-- Provided data start --

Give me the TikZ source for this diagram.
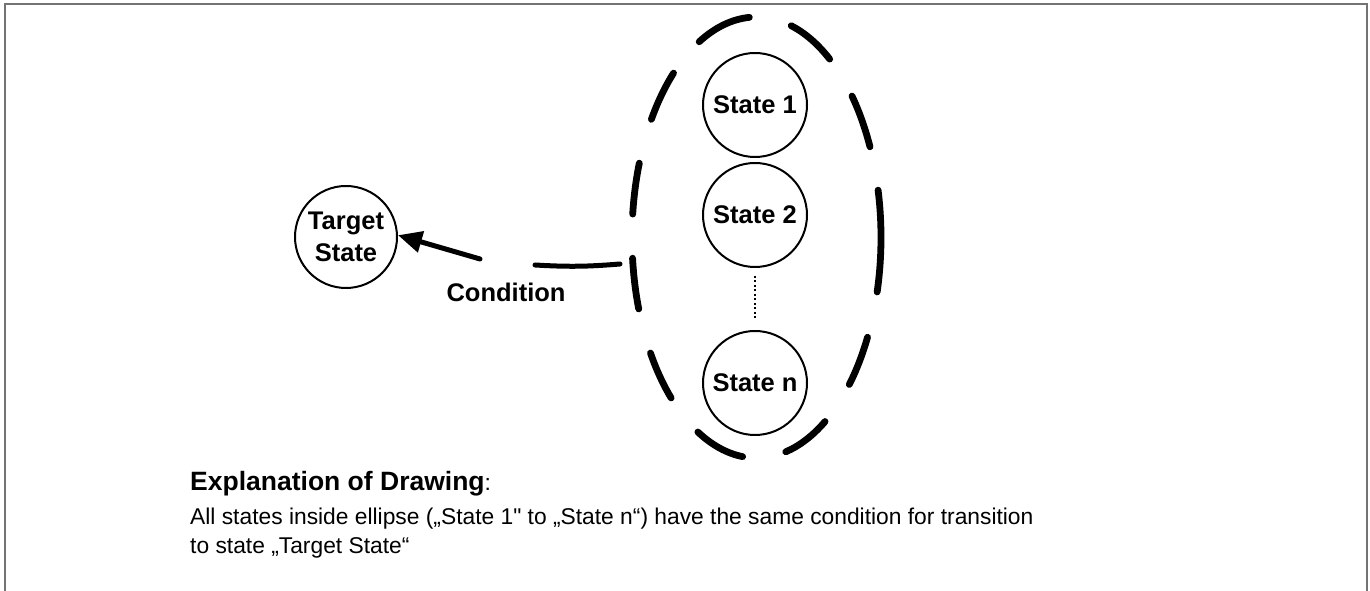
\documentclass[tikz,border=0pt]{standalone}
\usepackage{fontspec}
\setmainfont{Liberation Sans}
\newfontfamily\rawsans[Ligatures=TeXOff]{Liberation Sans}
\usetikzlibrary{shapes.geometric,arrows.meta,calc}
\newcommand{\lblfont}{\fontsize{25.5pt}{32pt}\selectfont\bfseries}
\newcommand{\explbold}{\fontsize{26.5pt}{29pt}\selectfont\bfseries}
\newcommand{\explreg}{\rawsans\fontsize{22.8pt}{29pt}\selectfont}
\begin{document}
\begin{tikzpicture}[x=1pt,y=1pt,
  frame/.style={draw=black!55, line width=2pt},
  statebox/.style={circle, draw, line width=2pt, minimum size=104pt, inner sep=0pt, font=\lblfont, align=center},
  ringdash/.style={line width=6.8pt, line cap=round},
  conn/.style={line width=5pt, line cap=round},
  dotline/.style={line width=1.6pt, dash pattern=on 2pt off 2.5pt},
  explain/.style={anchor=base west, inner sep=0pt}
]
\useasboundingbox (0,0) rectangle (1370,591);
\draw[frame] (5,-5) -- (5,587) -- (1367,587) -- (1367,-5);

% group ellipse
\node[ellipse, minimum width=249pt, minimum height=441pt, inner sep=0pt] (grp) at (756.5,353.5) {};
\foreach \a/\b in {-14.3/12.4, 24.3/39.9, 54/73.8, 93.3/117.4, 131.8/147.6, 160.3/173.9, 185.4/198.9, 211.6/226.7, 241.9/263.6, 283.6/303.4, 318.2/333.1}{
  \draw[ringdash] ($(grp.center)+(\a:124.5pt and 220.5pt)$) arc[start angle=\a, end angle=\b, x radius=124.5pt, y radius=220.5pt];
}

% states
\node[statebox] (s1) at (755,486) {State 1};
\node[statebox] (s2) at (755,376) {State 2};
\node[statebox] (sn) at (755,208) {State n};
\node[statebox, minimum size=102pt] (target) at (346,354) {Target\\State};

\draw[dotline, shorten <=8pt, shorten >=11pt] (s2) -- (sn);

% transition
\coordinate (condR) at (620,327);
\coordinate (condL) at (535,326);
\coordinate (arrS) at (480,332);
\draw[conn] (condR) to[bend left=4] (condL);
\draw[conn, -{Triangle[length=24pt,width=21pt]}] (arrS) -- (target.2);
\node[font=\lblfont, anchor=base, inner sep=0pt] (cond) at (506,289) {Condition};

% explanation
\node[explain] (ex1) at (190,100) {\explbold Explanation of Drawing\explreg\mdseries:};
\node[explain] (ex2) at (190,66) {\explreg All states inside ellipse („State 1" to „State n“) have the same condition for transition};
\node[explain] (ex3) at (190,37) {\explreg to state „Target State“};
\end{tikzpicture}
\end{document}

-- Provided data end --

## What you should do
Your task is to repeat the material above exactly, without its pictures.

## Result
Give me the TikZ source for this diagram.
\documentclass[tikz,border=0pt]{standalone}
\usepackage{fontspec}
\setmainfont{Liberation Sans}
\newfontfamily\rawsans[Ligatures=TeXOff]{Liberation Sans}
\usetikzlibrary{shapes.geometric,arrows.meta,calc}
\newcommand{\lblfont}{\fontsize{25.5pt}{32pt}\selectfont\bfseries}
\newcommand{\explbold}{\fontsize{26.5pt}{29pt}\selectfont\bfseries}
\newcommand{\explreg}{\rawsans\fontsize{22.8pt}{29pt}\selectfont}
\begin{document}
\begin{tikzpicture}[x=1pt,y=1pt,
  frame/.style={draw=black!55, line width=2pt},
  statebox/.style={circle, draw, line width=2pt, minimum size=104pt, inner sep=0pt, font=\lblfont, align=center},
  ringdash/.style={line width=6.8pt, line cap=round},
  conn/.style={line width=5pt, line cap=round},
  dotline/.style={line width=1.6pt, dash pattern=on 2pt off 2.5pt},
  explain/.style={anchor=base west, inner sep=0pt}
]
\useasboundingbox (0,0) rectangle (1370,591);
\draw[frame] (5,-5) -- (5,587) -- (1367,587) -- (1367,-5);

% group ellipse
\node[ellipse, minimum width=249pt, minimum height=441pt, inner sep=0pt] (grp) at (756.5,353.5) {};
\foreach \a/\b in {-14.3/12.4, 24.3/39.9, 54/73.8, 93.3/117.4, 131.8/147.6, 160.3/173.9, 185.4/198.9, 211.6/226.7, 241.9/263.6, 283.6/303.4, 318.2/333.1}{
  \draw[ringdash] ($(grp.center)+(\a:124.5pt and 220.5pt)$) arc[start angle=\a, end angle=\b, x radius=124.5pt, y radius=220.5pt];
}

% states
\node[statebox] (s1) at (755,486) {State 1};
\node[statebox] (s2) at (755,376) {State 2};
\node[statebox] (sn) at (755,208) {State n};
\node[statebox, minimum size=102pt] (target) at (346,354) {Target\\State};

\draw[dotline, shorten <=8pt, shorten >=11pt] (s2) -- (sn);

% transition
\coordinate (condR) at (620,327);
\coordinate (condL) at (535,326);
\coordinate (arrS) at (480,332);
\draw[conn] (condR) to[bend left=4] (condL);
\draw[conn, -{Triangle[length=24pt,width=21pt]}] (arrS) -- (target.2);
\node[font=\lblfont, anchor=base, inner sep=0pt] (cond) at (506,289) {Condition};

% explanation
\node[explain] (ex1) at (190,100) {\explbold Explanation of Drawing\explreg\mdseries:};
\node[explain] (ex2) at (190,66) {\explreg All states inside ellipse („State 1" to „State n“) have the same condition for transition};
\node[explain] (ex3) at (190,37) {\explreg to state „Target State“};
\end{tikzpicture}
\end{document}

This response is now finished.